Konkrete Formulierungsansätze

Eine optimale Antwort sollte demnach Offenheit signalisieren, ohne in konkrete Details zu gehen. Klärchen schlägt folgende Formulierung vor: "Ja, ich habe mich natürlich auch noch bei anderen Unternehmen beworben. Aber die Position bei Ihnen finde ich aus Grund xy besonders spannend."

Alternativ empfiehlt Schöffmann eine Betonung des eigenen Qualitätsanspruches an die Entscheidungsfindung: Man könne kommunizieren, dass es einem wichtig sei, eine fundierte Entscheidung zu treffen. Diese Herangehensweise signalisiert sowohl professionelle Sorgfalt als auch Wertschätzung für das aktuelle Gespräch.

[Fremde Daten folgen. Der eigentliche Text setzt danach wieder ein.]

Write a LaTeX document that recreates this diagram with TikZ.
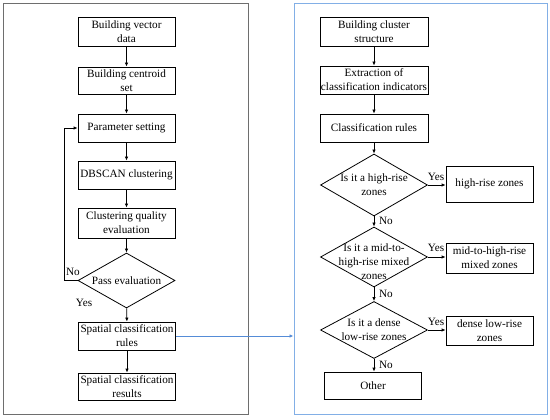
\documentclass[tikz,border=0pt]{standalone}
\usepackage{fontspec}
\setmainfont{Liberation Serif}
\usetikzlibrary{arrows.meta,shapes.geometric}
\definecolor{framegray}{RGB}{110,110,110}
\definecolor{frameblue}{RGB}{130,175,230}
\definecolor{linkblue}{RGB}{85,140,215}
\begin{document}
\begin{tikzpicture}[x=1pt,y=-1pt,
  font=\fontsize{11.2}{14}\selectfont,
  lbox/.style={draw, line width=0.8pt, minimum width=97pt, align=center, inner sep=0.5pt},
  rbox/.style={draw, line width=0.8pt, minimum width=108pt, align=center, inner sep=0.5pt},
  ybox/.style={draw, line width=0.8pt, minimum width=87pt, align=center, inner sep=0.5pt},
  dshape/.style={draw, line width=0.8pt, diamond, inner sep=0pt},
  dtext/.style={align=center, inner sep=0pt, font=\fontsize{11.2}{14}\selectfont},
  lbl/.style={inner sep=0pt},
  frame/.style={draw, line width=1pt, inner sep=0pt},
  arr/.style={draw, line width=0.8pt, -{Latex[length=4pt,width=3.5pt]}}]
\useasboundingbox (0,0) rectangle (550,420);
% frames
\node[frame, draw=framegray, minimum width=245pt, minimum height=410pt] (LF) at (125.5,209) {};
\node[frame, draw=frameblue, minimum width=253pt, minimum height=410pt] (RF) at (420.5,209) {};
% left column
\node[lbox, minimum height=29pt] (L1) at (126.5,31.5) {Building vector\\data};
\node[lbox, minimum height=27pt] (L2) at (126.5,80.5) {Building centroid\\set};
\node[lbox, minimum height=28pt] (L3) at (126.5,128) {Parameter setting};
\node[lbox, minimum height=28pt] (L4) at (126.5,175) {DBSCAN clustering};
\node[lbox, minimum height=30pt] (L5) at (126.5,223) {Clustering quality\\evaluation};
\node[dshape, minimum width=97pt, minimum height=55pt] (LD) at (126.5,280.5) {};
\node[dtext] at (LD) {Pass evaluation};
\node[lbox, minimum height=28pt] (L6) at (127,336) {Spatial classification\\rules};
\node[lbox, minimum height=27pt] (L7) at (127,386.5) {Spatial classification\\results};
\draw[arr] (L1) -- (L2);
\draw[arr] (L2) -- (L3);
\draw[arr] (L3) -- (L4);
\draw[arr] (L4) -- (L5);
\draw[arr] (L5) -- (LD);
\draw[arr] (LD) -- (L6);
\draw[arr] (L6) -- (L7);
\coordinate (loop) at (64,280.5);
\draw[arr] (LD.west) -- (loop) |- (L3.west);
\node[lbl] at (73,272) {No};
\node[lbl] at (84,303) {Yes};
% link
\draw[arr, draw=linkblue, -{Latex[length=4pt,width=3.5pt,color=linkblue]}] (L6.east) -- (L6.east -| RF.west);
% right column
\node[rbox, minimum height=29pt] (R1) at (374,31.5) {Building cluster\\structure};
\node[rbox, minimum height=28pt] (R2) at (374,80) {Extraction of\\classification indicators};
\node[rbox, minimum height=28pt] (R3) at (374,128) {Classification rules};
\node[dshape, minimum width=107pt, minimum height=62pt] (D1) at (374,185) {};
\node[dtext] at (D1) {Is it a high-rise\\zones};
\node[dshape, minimum width=107pt, minimum height=60pt] (D2) at (374,257) {};
\node[dtext] at ([yshift=-5pt]D2) {Is it a mid-to-\\high-rise mixed\\zones};
\node[dshape, minimum width=107pt, minimum height=57pt] (D3) at (374,330) {};
\node[dtext] at (D3) {Is it a dense\\low-rise zones};
\node[ybox, minimum height=36pt] (Y1) at (489.5,184) {high-rise zones};
\node[ybox, minimum height=30pt] (Y2) at (489.5,258) {mid-to-high-rise\\mixed zones};
\node[ybox, minimum height=29pt] (Y3) at (489.5,330.5) {dense low-rise\\zones};
\node[lbox, minimum height=27pt] (OT) at (373,385.5) {Other};
\draw[arr] (R1) -- (R2);
\draw[arr] (R2) -- (R3);
\draw[arr] (R3) -- (D1);
\draw[arr] (D1) -- (D2);
\draw[arr] (D2) -- (D3);
\draw[arr] (D3.south) -- (OT.north -| D3.south);
\draw[arr] (D1.east) -- (D1.east -| Y1.west);
\draw[arr] (D2.east) -- (D2.east -| Y2.west);
\draw[arr] (D3.east) -- (D3.east -| Y3.west);
\node[lbl] at (436,177) {Yes};
\node[lbl] at (436,248) {Yes};
\node[lbl] at (436,322) {Yes};
\node[lbl] at (386,221) {No};
\node[lbl] at (386,294) {No};
\node[lbl] at (386,365) {No};
\end{tikzpicture}
\end{document}
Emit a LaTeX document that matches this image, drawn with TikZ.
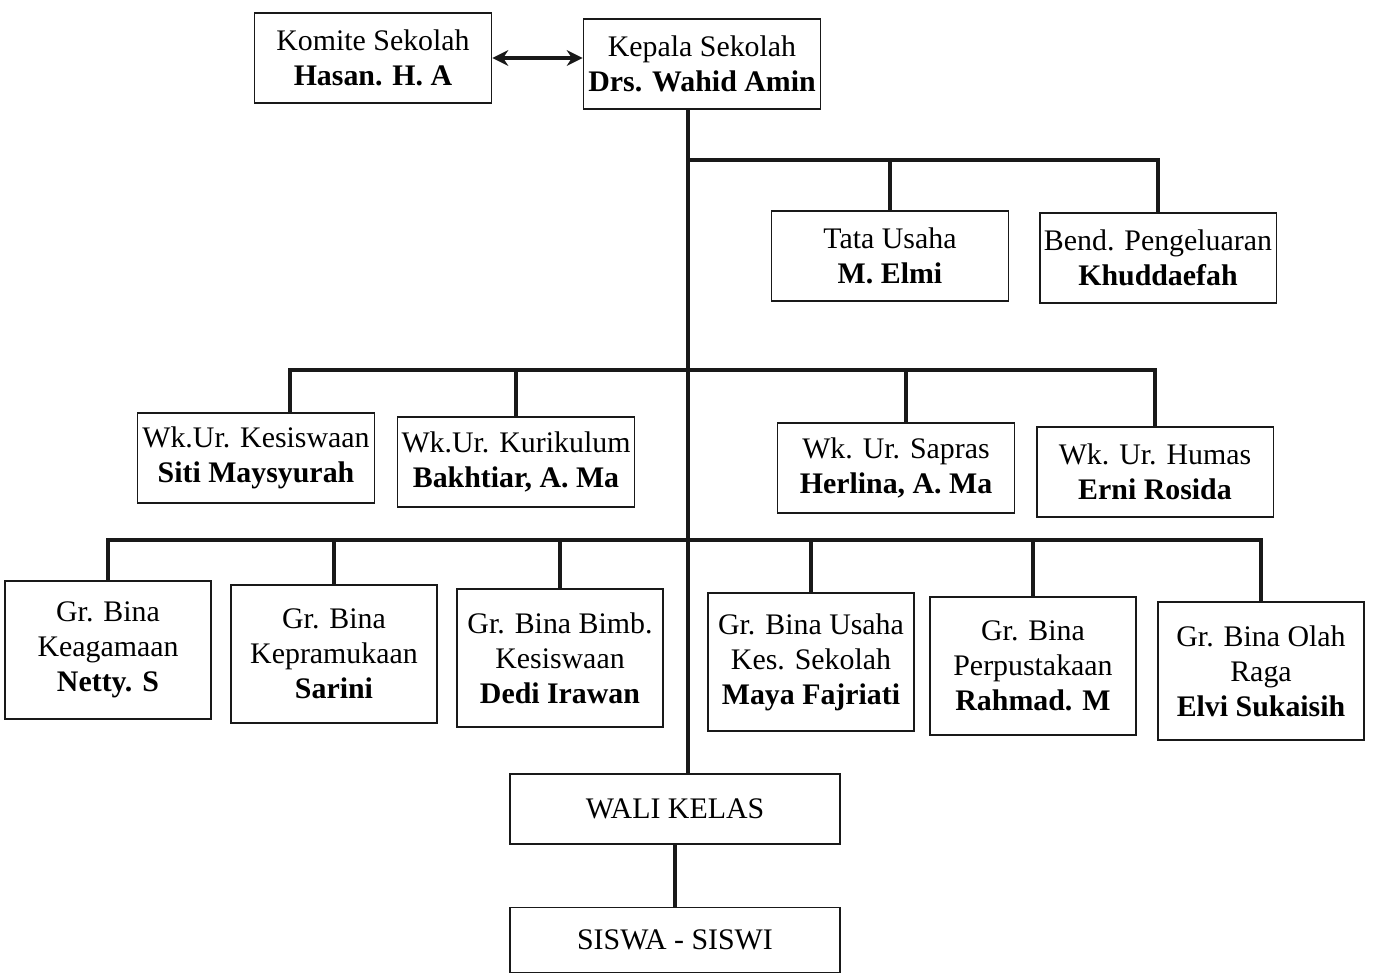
\documentclass[tikz,border=0pt]{standalone}
\usepackage{fontspec}
\setmainfont{Liberation Serif}
\usetikzlibrary{arrows.meta,positioning,calc}
\definecolor{inkblack}{RGB}{25,25,25}

\begin{document}
\begin{tikzpicture}[
  x=0.02cm, y=-0.02cm,
  font=\fontsize{17}{20}\selectfont,
  unit/.style={rectangle, draw=inkblack, line width=1.1pt, align=center,
    inner sep=1pt, minimum width=4.74cm, minimum height=1.8cm},
  guru/.style={unit, minimum width=4.12cm, minimum height=2.76cm},
  wide/.style={unit, minimum width=6.6cm, minimum height=1.4cm},
  link/.style={draw=inkblack, line width=2.8pt},
  biarr/.style={{Stealth[length=9pt,width=9pt]}-{Stealth[length=9pt,width=9pt]},
    draw=inkblack, line width=2.4pt},
]
\useasboundingbox (0,0) rectangle (1373,975);

% top row
\node[unit]  (komite) at (373,58)  {Komite Sekolah\\\textbf{Hasan. H. A}};
\node[unit]  (kepala) at (702,64)  {Kepala Sekolah\\\textbf{Drs. Wahid Amin}};

% staff
\node[unit]  (tata)   at (890,256)  {Tata Usaha\\\textbf{M. Elmi}};
\node[unit]  (bend)   at (1158,258) {Bend. Pengeluaran\\\textbf{Khuddaefah}};

% wakil urusan
\node[unit]  (wkis)   at (256,458)  {Wk.Ur. Kesiswaan\\\textbf{Siti Maysyurah}};
\node[unit]  (wkur)   at (516,462)  {Wk.Ur. Kurikulum\\\textbf{Bakhtiar, A. Ma}};
\node[unit]  (sapras) at (896,468)  {Wk. Ur. Sapras\\\textbf{Herlina, A. Ma}};
\node[unit]  (humas)  at (1155,472) {Wk. Ur. Humas\\\textbf{Erni Rosida}};

% guru bina
\node[guru]  (agama)  at (108,650)  {Gr. Bina\\Keagamaan\\\textbf{Netty. S}};
\node[guru]  (pramuka) at (334,654) {Gr. Bina\\Kepramukaan\\\textbf{Sarini}};
\node[guru]  (bimb)   at (560,658)  {Gr. Bina Bimb.\\Kesiswaan\\\textbf{Dedi Irawan}};
\node[guru]  (uks)    at (811,662)  {Gr. Bina Usaha\\Kes. Sekolah\\\textbf{Maya Fajriati}};
\node[guru]  (pustaka) at (1033,666) {Gr. Bina\\Perpustakaan\\\textbf{Rahmad. M}};
\node[guru]  (olga)   at (1261,671) {Gr. Bina Olah\\Raga\\\textbf{Elvi Sukaisih}};

% bottom
\node[wide]  (wali)   at (675,809)  {WALI KELAS};
\node[wide, minimum height=1.3cm] (siswa) at (675,940) {SISWA - SISWI};

% branch points on the trunk
\coordinate (trunk) at (688,0);
\coordinate (bar1)  at (688,160);
\coordinate (bar2)  at (688,370);
\coordinate (bar3)  at (688,540);

% connectors
\draw[biarr] (komite.east) -- (kepala.west |- komite.east);
\draw[link] (kepala.south -| trunk) -- (wali.north -| trunk);
\draw[link] (bar1) -| (bend.north);
\draw[link] (tata.north) -- (tata.north |- bar1);
\draw[link] ([xshift=0.68cm]wkis.north) |- (bar2) -| (humas.north);
\draw[link] (wkur.north) -- (wkur.north |- bar2);
\draw[link] ([xshift=0.2cm]sapras.north) -- ([xshift=0.2cm]sapras.north |- bar2);
\draw[link] (agama.north) |- (bar3) -| (olga.north);
\foreach \g in {pramuka,bimb,uks,pustaka}
  \draw[link] (\g.north) -- (\g.north |- bar3);
\draw[link] (wali) -- (siswa);

\end{tikzpicture}
\end{document}
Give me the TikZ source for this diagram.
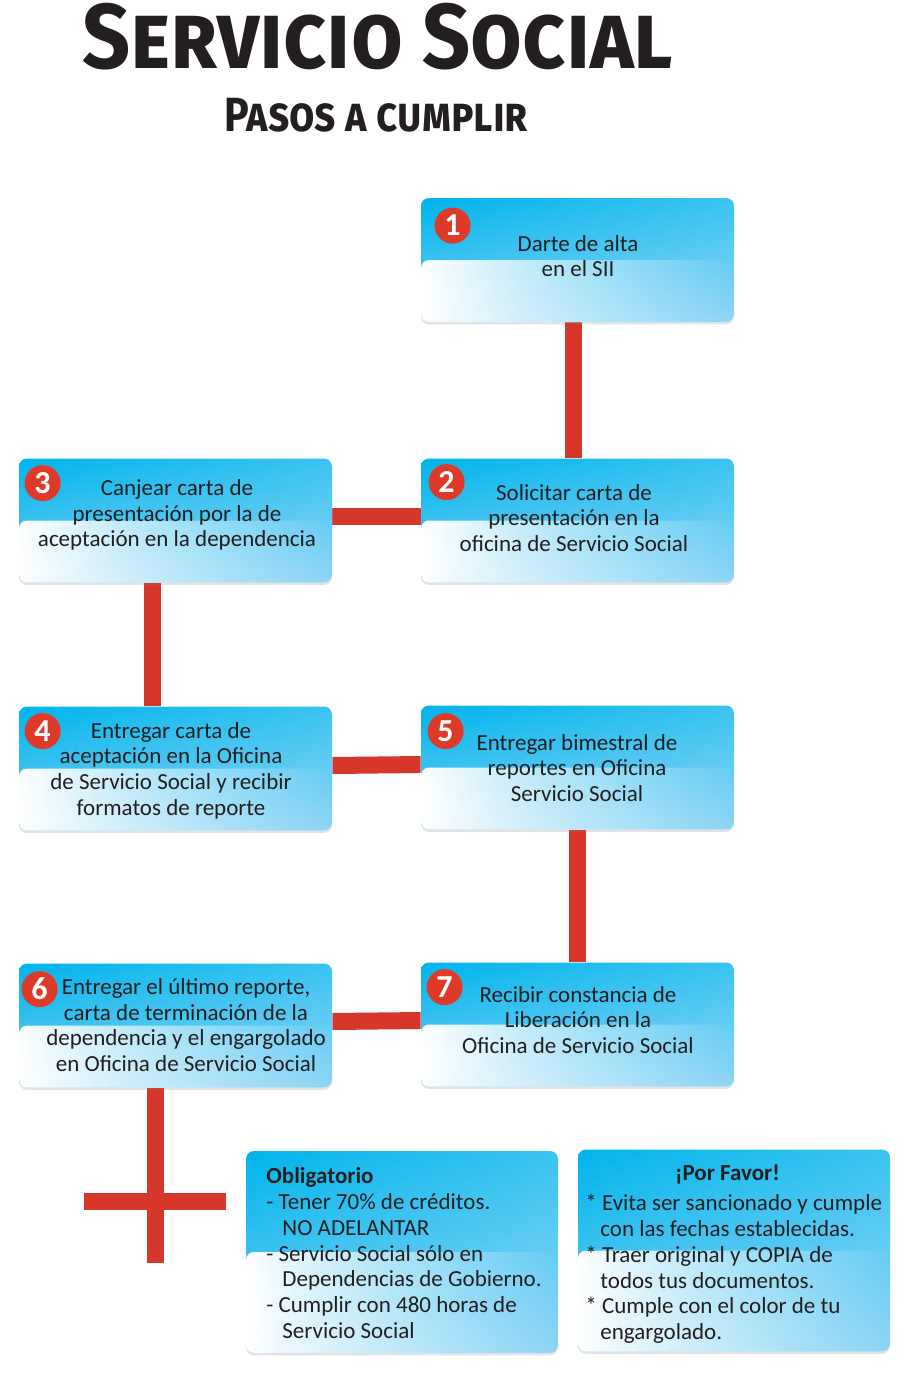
\documentclass[tikz,border=0pt]{standalone}
\usepackage{fontspec}
\setmainfont{Carlito}
\newfontfamily\titlefont{Fira Sans}
\usetikzlibrary{shadows,shadings,fadings,backgrounds}

\definecolor{ink}{HTML}{231F20}
\definecolor{linkred}{HTML}{D7372A}
\definecolor{badgered}{HTML}{DD3A2A}
\definecolor{boxnw}{HTML}{00B4EC}
\definecolor{boxne}{HTML}{3AC3F0}
\definecolor{boxsw}{HTML}{6ECDF3}
\definecolor{boxse}{HTML}{8FD5F5}

\tikzfading[name=gloss, left color=transparent!0, right color=transparent!100]

\tikzset{
  glossy/.style={rounded corners=4pt, inner sep=0pt, fill=white,
    drop shadow={shadow xshift=0pt, shadow yshift=-1.2pt, opacity=0.22},
    path picture={
      \shade[upper left=boxnw, upper right=boxne, lower left=boxsw, lower right=boxse]
        (path picture bounding box.north west) rectangle (path picture bounding box.south east);
      \fill[white, path fading=gloss]
        (path picture bounding box.west) rectangle (path picture bounding box.south east);
    }},
  stepbox/.style={glossy, minimum width=156.5pt, minimum height=62pt},
  notebox/.style={glossy, minimum width=156pt, minimum height=101pt},
  steptext/.style={align=center, text=ink, inner sep=0pt, font=\fontsize{11.5}{12.85}\selectfont},
  notetext/.style={align=left, text=ink, inner sep=0pt, anchor=west, font=\fontsize{11.5}{12.85}\selectfont},
  badge/.style={circle, fill=badgered, text=white, minimum size=18pt, inner sep=0pt,
    font=\bfseries\fontsize{16}{16}\selectfont},
  link/.style={draw=linkred, line width=8.5pt},
}

\begin{document}
\begin{tikzpicture}[x=0.5pt, y=-0.5pt]
  \useasboundingbox (0,0) rectangle (922,1388);

  % title
  \node[anchor=base west, inner sep=0pt, text=ink, font=\titlefont\bfseries\scshape\fontsize{46}{46}\selectfont]
    (title) at (82,68) {\scalebox{0.915}[1]{Servicio Social}};
  \node[anchor=base west, inner sep=0pt, text=ink, font=\titlefont\bfseries\scshape\fontsize{24}{24}\selectfont]
    (subtitle) at (224,131) {\scalebox{0.86}[1]{Pasos a cumplir}};

  % steps
  \node[stepbox] (s1) at (577.5,260) {};
  \node[stepbox] (s2) at (577.5,520.5) {};
  \node[stepbox] (s3) at (175.5,520.5) {};
  \node[stepbox] (s4) at (175.5,768.5) {};
  \node[stepbox] (s5) at (577.5,767.5) {};
  \node[stepbox] (s6) at (175.5,1025.5) {};
  \node[stepbox] (s7) at (577.5,1024.5) {};

  \node[steptext] (t1) at (578,256) {Darte de alta\\en el SII};
  \node[steptext] (t2) at (574,518) {Solicitar carta de\\presentación en la\\oficina de Servicio Social};
  \node[steptext] (t3) at (177,515) {Canjear carta de\\presentación por la de\\aceptación en la dependencia};
  \node[steptext] (t4) at (171,770.5) {Entregar carta de\\aceptación en la Oficina\\de Servicio Social y recibir\\formatos de reporte};
  \node[steptext] (t5) at (577,768) {Entregar bimestral de\\reportes en Oficina\\Servicio Social};
  \node[steptext] (t6) at (186,1025) {Entregar el último reporte,\\carta de terminación de la\\dependencia y el engargolado\\en Oficina de Servicio Social};
  \node[steptext] (t7) at (578,1020) {Recibir constancia de\\Liberación en la\\Oficina de Servicio Social};

  \node[badge] (b1) at ([xshift=16pt,yshift=-14pt]s1.north west) {1};
  \node[badge] (b2) at ([xshift=13pt,yshift=-12pt]s2.north west) {2};
  \node[badge] (b3) at ([xshift=12pt,yshift=-12.5pt]s3.north west) {3};
  \node[badge] (b4) at ([xshift=12pt,yshift=-12.5pt]s4.north west) {4};
  \node[badge] (b5) at ([xshift=12.5pt,yshift=-13pt]s5.north west) {5};
  \node[badge] (b6) at ([xshift=10.5pt,yshift=-13pt]s6.north west) {6};
  \node[badge] (b7) at ([xshift=12pt,yshift=-12.5pt]s7.north west) {7};

  % notes
  \node[notebox] (oblig) at (402,1252) {};
  \node[notebox] (favor) at (734,1250.5) {};
  \node[notetext] (obligtext) at (266,1253) {\textbf{Obligatorio}\\
    - Tener 70\% de créditos.\\
    \hspace*{8pt}NO ADELANTAR\\
    - Servicio Social sólo en\\
    \hspace*{8pt}Dependencias de Gobierno.\\
    - Cumplir con 480 horas de\\
    \hspace*{8pt}Servicio Social};
  \node[notetext] (favortext) at (585,1254) {\makebox[142pt]{\bfseries ¡Por Favor!}\\[2.5pt]
    * Evita ser sancionado y cumple\\
    \hspace*{7.5pt}con las fechas establecidas.\\
    * Traer original y COPIA de\\
    \hspace*{7.5pt}todos tus documentos.\\
    * Cumple con el color de tu\\
    \hspace*{7.5pt}engargolado.};

  % connectors
  \coordinate (crossfoot) at (155,1263);
  \coordinate (crossleft) at (84,1201);
  \coordinate (crossright) at (226,1201);
  \begin{scope}[on background layer]
    \draw[link] ([xshift=-2pt]s1.south) -- ([xshift=-2pt]s2.north);
    \draw[link] ([yshift=2pt]s3.east) -- ([yshift=2pt]s2.west);
    \draw[link] ([xshift=-11.75pt]s3.south) -- ([xshift=-11.75pt]s4.north);
    \draw[link] ([yshift=1.5pt]s4.east) -- ([yshift=1.5pt]s5.west);
    \draw[link] (s5.south) -- (s7.north);
    \draw[link] ([yshift=2pt]s6.east) -- ([yshift=2pt]s7.west);
    \draw[link] ([xshift=-10.25pt]s6.south) -- (crossfoot);
    \draw[link] (crossleft) -- (crossright);
  \end{scope}
\end{tikzpicture}
\end{document}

Authentizität als Grundprinzip

Trotz der strategischen Empfehlungen warnen beide Experten vor Übertreibungen oder Unwahrheiten. "Die meisten Menschen sind eher verunsichert, wenn sie lügen müssen. Das ist keine gute Voraussetzung in einem Vorstellungsgespräch und kostet zudem viel Energie", betont Schöffmann. Insbesondere bei Behauptungen über konkrete Angebote, die nicht der Realität entsprechen, bestehe die Gefahr der Inkonsistenz mit anderen Informationen aus dem Lebenslauf oder dem Gespräch.

Der optimale Ansatz besteht somit in der strategischen Präsentation der Wahrheit – eine Balance aus Transparenz und professionellem Selbstmarketing, die den eigenen Marktwert unterstreicht, ohne die Authentizität zu kompromittieren.